The lawsuit, which was brought last year by a coalition of community and preservation groups, sought to reverse a highly controversial rezoning in what is considered one of the last bastions of affordability in Manhattan. The plan sparked three years of protests and resulted in the city pledging to make an unprecedented $200 million in investments in exchange. All told, the de Blasio administration has said that the rezoning would create or preserve 4,100 units of affordable housing, numbers which housing activists challenged because of income requirements that are often set too high for local residents.

In the decision handed down on Thursday, Judge Verna Saunders found that the city failed to take "a hard look" at the environmental concerns expressed by the community.

“This is about the pushing out and displacement of people of color for the benefit of corporate greed,” said Assembly member Carmen de la Rosa, who grew up in Inwood and represents the district, during an August rally following the court hearing.

As proof, Inwood residents have pointed to real estate speculation that had occurred in the neighborhood once the rezoning had been announced.

The ruling means that the city must effectively go back to the drawing board, and address the eight issues that a community group raised during the public hearing process.

State Senator Robert Jackson, who also opposed the plan, responded to the news in a tweet.

Known as an Article 78 proceeding, such lawsuits are typically not successful for communities fighting redevelopments or rezonings. Back in 2018, the state Supreme Court in Manhattan sided with the city in a case brought by the Legal Aid Society on behalf of East Harlem residents fighting a similar rezoning in their neighborhood.

“We strongly disagree with this ruling which we believe is legally incorrect and contrary to well-established precedent," said Nicholas Paolucci, a spokesperson for the Law Department. "We stand by the City’s thorough environmental review and will challenge this decision so important projects, including building new affordable homes in this community, can proceed.”
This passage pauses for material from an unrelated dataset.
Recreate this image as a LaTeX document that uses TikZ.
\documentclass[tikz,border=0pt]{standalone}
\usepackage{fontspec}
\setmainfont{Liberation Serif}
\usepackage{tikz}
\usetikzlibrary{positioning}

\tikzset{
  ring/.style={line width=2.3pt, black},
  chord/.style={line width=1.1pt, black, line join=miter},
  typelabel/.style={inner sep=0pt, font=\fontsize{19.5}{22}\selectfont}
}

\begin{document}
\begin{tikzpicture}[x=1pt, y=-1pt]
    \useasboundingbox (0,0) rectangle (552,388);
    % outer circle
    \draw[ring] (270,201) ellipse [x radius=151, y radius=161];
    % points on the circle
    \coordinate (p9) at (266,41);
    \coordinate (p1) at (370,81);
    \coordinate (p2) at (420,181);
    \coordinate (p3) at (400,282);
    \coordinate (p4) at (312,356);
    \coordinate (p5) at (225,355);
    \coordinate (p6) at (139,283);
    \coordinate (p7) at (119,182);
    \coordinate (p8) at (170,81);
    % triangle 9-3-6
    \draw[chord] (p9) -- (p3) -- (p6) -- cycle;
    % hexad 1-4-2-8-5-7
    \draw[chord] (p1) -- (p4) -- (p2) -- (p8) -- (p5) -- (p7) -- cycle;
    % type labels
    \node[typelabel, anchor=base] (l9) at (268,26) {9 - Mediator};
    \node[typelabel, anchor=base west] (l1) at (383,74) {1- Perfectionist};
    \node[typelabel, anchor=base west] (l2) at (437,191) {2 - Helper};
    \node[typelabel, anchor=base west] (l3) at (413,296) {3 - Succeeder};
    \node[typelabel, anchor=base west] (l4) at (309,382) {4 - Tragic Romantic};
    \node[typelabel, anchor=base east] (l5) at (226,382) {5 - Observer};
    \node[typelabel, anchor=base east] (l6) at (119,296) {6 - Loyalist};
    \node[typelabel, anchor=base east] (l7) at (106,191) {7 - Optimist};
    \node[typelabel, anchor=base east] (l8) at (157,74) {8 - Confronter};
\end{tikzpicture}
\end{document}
The Inwood decision marks the second surprising legal defeat for the city this year. In August, a judge ruled against the city's fast-tracked approval of the infamous Two Bridges project, a massive development that would have dramatically raised the skyline along the Lower East Side and Chinatown waterfront. The estimated $4.5 billion plan, which would have contained 2,700 new residential units, of which 690 units, would be below-market rate, must now go before a full public review process.